WY001241 Someday I’m going to write instruction manuals for the population of intelligent people in the world. I used to shake my head at things like the tag on my hair dryer that says “Do Not Use in Swimming Pool.”  Are there really that many idiots out there? Then we installed a wood burning stove and I found out.

Lesson one: Wood stoves are wonderful on the pocketbook but “shocking” to the senses; there isn’t an automatic way to humidify the air. My family began getting tiny, electrical shocks from everything we touched. The kids didn’t want to move for fear of being zapped so I devised a plan. After my morning shower, I laid my wet washcloth on the stove to steam dry and replenish ambient moisture. The instant my washcloth touched the stove, I was blasted in the face by a cloud of steam. I grabbed up the simmering material, oblivious to the fact that terry cloth could reach temperatures that high. I lost a few finger prints before I released the hissing rag from my grasp where it bounced off the stove top and onto the tile. There it lay, popping and flaming. I gave it a good stomp and bent down for a closer examination. The tag was melted.

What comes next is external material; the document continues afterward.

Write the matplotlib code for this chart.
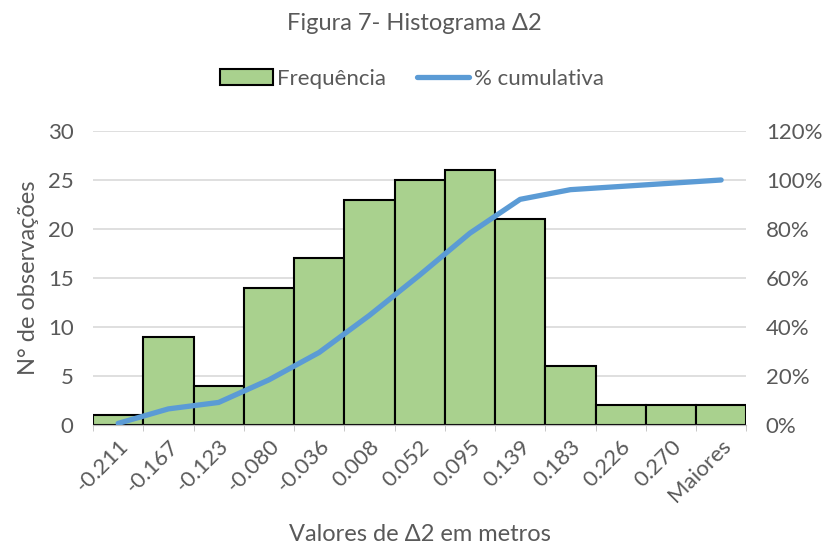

I left the washcloth on the tile to cool down when I spotted a white smear on the stove: the melted tag. In a moment of idiocy, I scratched the sticky stuff off with my fingernail. The good news is that I didn’t burn my finger. Dummy lesson two is that fingernails melt and stink much the same as nylon tags do.

Plan B for putting humidity into the air was a cast iron kettle of water on top of the wood stove. It worked beautifully; the water came to a rolling boil within several minutes. Just before bed, I filled the kettle to the top so I didn’t have to get up and refill it in the middle of the night. As I dropped off to sleep I was jolted awake by what I perceived, in my drowsy state, as the sound of machine gun fire. Dummy lesson three is that when drops of boiling water are disgorged through the spout of a kettle onto a searing wood stove, the sound will send anyone ducking for cover.

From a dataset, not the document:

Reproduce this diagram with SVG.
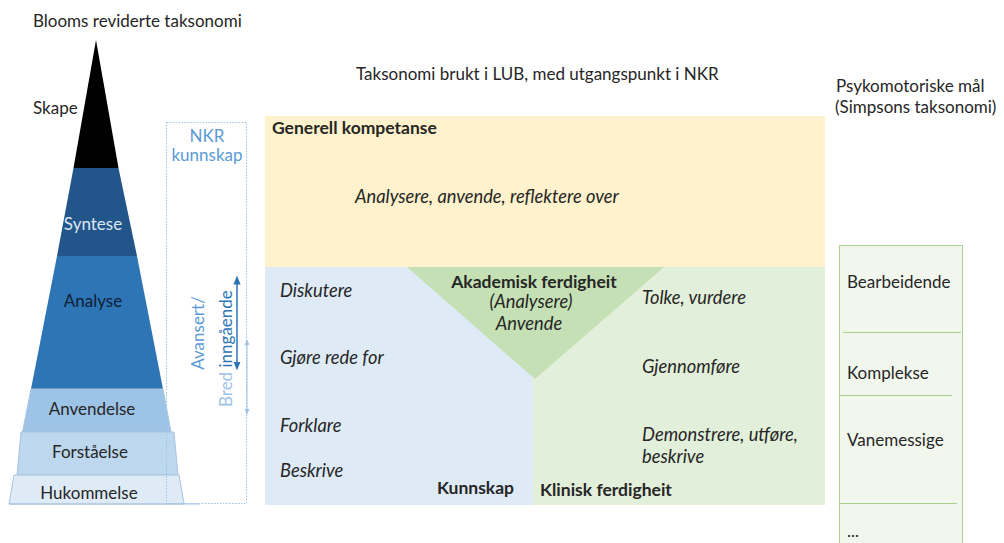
<svg xmlns="http://www.w3.org/2000/svg" width="1004" height="543" viewBox="0 0 1004 543">
  <style>
    text { font-family: "Lato", "Open Sans", sans-serif; fill: #262626; font-size: 17px; }
    .b { font-weight: bold; font-size: 17.5px; }
    .i { font-style: italic; font-size: 18.3px; }
    .mid { text-anchor: middle; }
    .nkr { fill: #5b9bd5; }
    .band { stroke: #a8c4e0; stroke-width: 1; }
  </style>
  <defs>
    <marker id="headDark" viewBox="0 0 10 10" refX="5" refY="5" markerWidth="6" markerHeight="6" orient="auto-start-reverse">
      <path d="M0,1 L10,5 L0,9 z" fill="#2e75b6"/>
    </marker>
    <marker id="headLight" viewBox="0 0 10 10" refX="5" refY="5" markerWidth="6" markerHeight="6" orient="auto-start-reverse">
      <path d="M0,1 L10,5 L0,9 z" fill="#9dc3e6"/>
    </marker>
  </defs>

  <rect width="1004" height="543" fill="#ffffff"/>

  <!-- Bloom pyramid -->
  <g id="bloom">
    <text x="33" y="27">Blooms reviderte taksonomi</text>
    <polygon points="96,40 118.5,168 73.5,168" fill="#000000"/>
    <polygon points="73.5,168 118.5,168 137,256 57,256" fill="#22568a"/>
    <polygon points="57,256 137,256 163,389 31,389" fill="#2e75b6"/>
    <polygon class="band" points="31,389 163,389 171,432 22.5,432" fill="#9dc3e6"/>
    <polygon class="band" points="21,432 174,432 178,475 17,475" fill="#bdd7ee"/>
    <polygon class="band" points="14,475 179,475 184,504 9,504" fill="#deebf7"/>
    <line x1="9" y1="504" x2="200" y2="504" stroke="#a8c4e0" stroke-width="1"/>
    <text x="33" y="114">Skape</text>
    <text class="mid" x="93" y="230" style="fill:#dbe6f2">Syntese</text>
    <text class="mid" x="93" y="307" style="fill:#0d2035">Analyse</text>
    <text class="mid" x="92" y="415">Anvendelse</text>
    <text class="mid" x="90" y="458">Forståelse</text>
    <text class="mid" x="89" y="499">Hukommelse</text>
  </g>

  <!-- NKR knowledge levels -->
  <g id="nkr">
    <rect x="166.5" y="122.5" width="80" height="381" fill="none" stroke="#9dc3e6" stroke-width="1" stroke-dasharray="1.5,1.5"/>
    <text class="mid nkr" x="207" y="142">NKR</text>
    <text class="mid nkr" x="207" y="161">kunnskap</text>
    <text class="mid nkr" transform="translate(204,333) rotate(-90)">Avansert/</text>
    <text transform="translate(232,407) rotate(-90)"><tspan style="fill:#9dc3e6">Bred </tspan><tspan style="fill:#2e75b6">inngående</tspan></text>
  </g>

  <!-- Connectors -->
  <g id="connectors">
    <line x1="237" y1="280" x2="237" y2="366" stroke="#2e75b6" stroke-width="1.5" marker-start="url(#headDark)" marker-end="url(#headDark)"/>
    <line x1="247" y1="342" x2="247" y2="412" stroke="#9dc3e6" stroke-width="1" marker-start="url(#headLight)" marker-end="url(#headLight)"/>
  </g>

  <!-- LUB taxonomy -->
  <g id="lub-title">
    <text x="356" y="80">Taksonomi brukt i LUB, med utgangspunkt i NKR</text>
  </g>

  <g id="generell">
    <rect x="265" y="116" width="560" height="151" fill="#fff2cc"/>
    <text class="b" x="272" y="134">Generell kompetanse</text>
    <text class="i" x="355" y="203">Analysere, anvende, reflektere over</text>
  </g>

  <g id="kunnskap">
    <rect x="265" y="267" width="268" height="238" fill="#deebf7"/>
    <text class="i" x="280" y="297">Diskutere</text>
    <text class="i" x="280" y="364">Gjøre rede for</text>
    <text class="i" x="280" y="432">Forklare</text>
    <text class="i" x="280" y="477">Beskrive</text>
    <text class="b" x="437" y="494">Kunnskap</text>
  </g>

  <g id="klinisk">
    <rect x="533" y="267" width="292" height="238" fill="#e2efda"/>
    <text class="i" x="642" y="304">Tolke, vurdere</text>
    <text class="i" x="642" y="373">Gjennomføre</text>
    <text class="i" x="642" y="441">Demonstrere, utføre,</text>
    <text class="i" x="642" y="463">beskrive</text>
    <text class="b" x="540" y="496">Klinisk ferdigheit</text>
  </g>

  <g id="akademisk">
    <polygon points="407,267 664,267 535,379" fill="#c5e0b4"/>
    <text class="b mid" x="534" y="288">Akademisk ferdigheit</text>
    <text class="i mid" x="531" y="308">(Analysere)</text>
    <text class="i mid" x="529" y="330">Anvende</text>
  </g>

  <!-- Simpson psychomotor taxonomy -->
  <g id="simpson">
    <text x="836" y="92">Psykomotoriske mål</text>
    <text x="835" y="113">(Simpsons taksonomi)</text>
    <path d="M839.5,543 V245.5 H962.5 V543" fill="#f2f7ee" stroke="#a9d18e" stroke-width="1"/>
    <line x1="843" y1="332.5" x2="961" y2="332.5" stroke="#a9d18e"/>
    <line x1="840" y1="395.5" x2="952" y2="395.5" stroke="#a9d18e"/>
    <line x1="840" y1="503.5" x2="957" y2="503.5" stroke="#a9d18e"/>
    <text x="847" y="288">Bearbeidende</text>
    <text x="847" y="379">Komplekse</text>
    <text x="847" y="446">Vanemessige</text>
    <text x="847" y="537">...</text>
  </g>
</svg>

My husband experienced his own dummy lesson the first time he emptied smoldering ashes from our new stove.  He approached the stove with a garden shovel and a shopping bag.

“Flammable,” I said. Moments later he returned with an empty paint can which he filled with ashes and hot coals. He cocked his head at me for effect, stood up and grabbed the handle. It took about 3 seconds for his brain to tell his hand to drop the can. Here’s the dummy lesson: Use a potholder because metal conducts heat.

One winter day a friend and I enjoyed coffee and cookies in front of my wood stove. “I should get a wood stove,” she sighed. “Then I can build cozy fires too.”

“Absolutely,” I said. “Any dummy can do it.”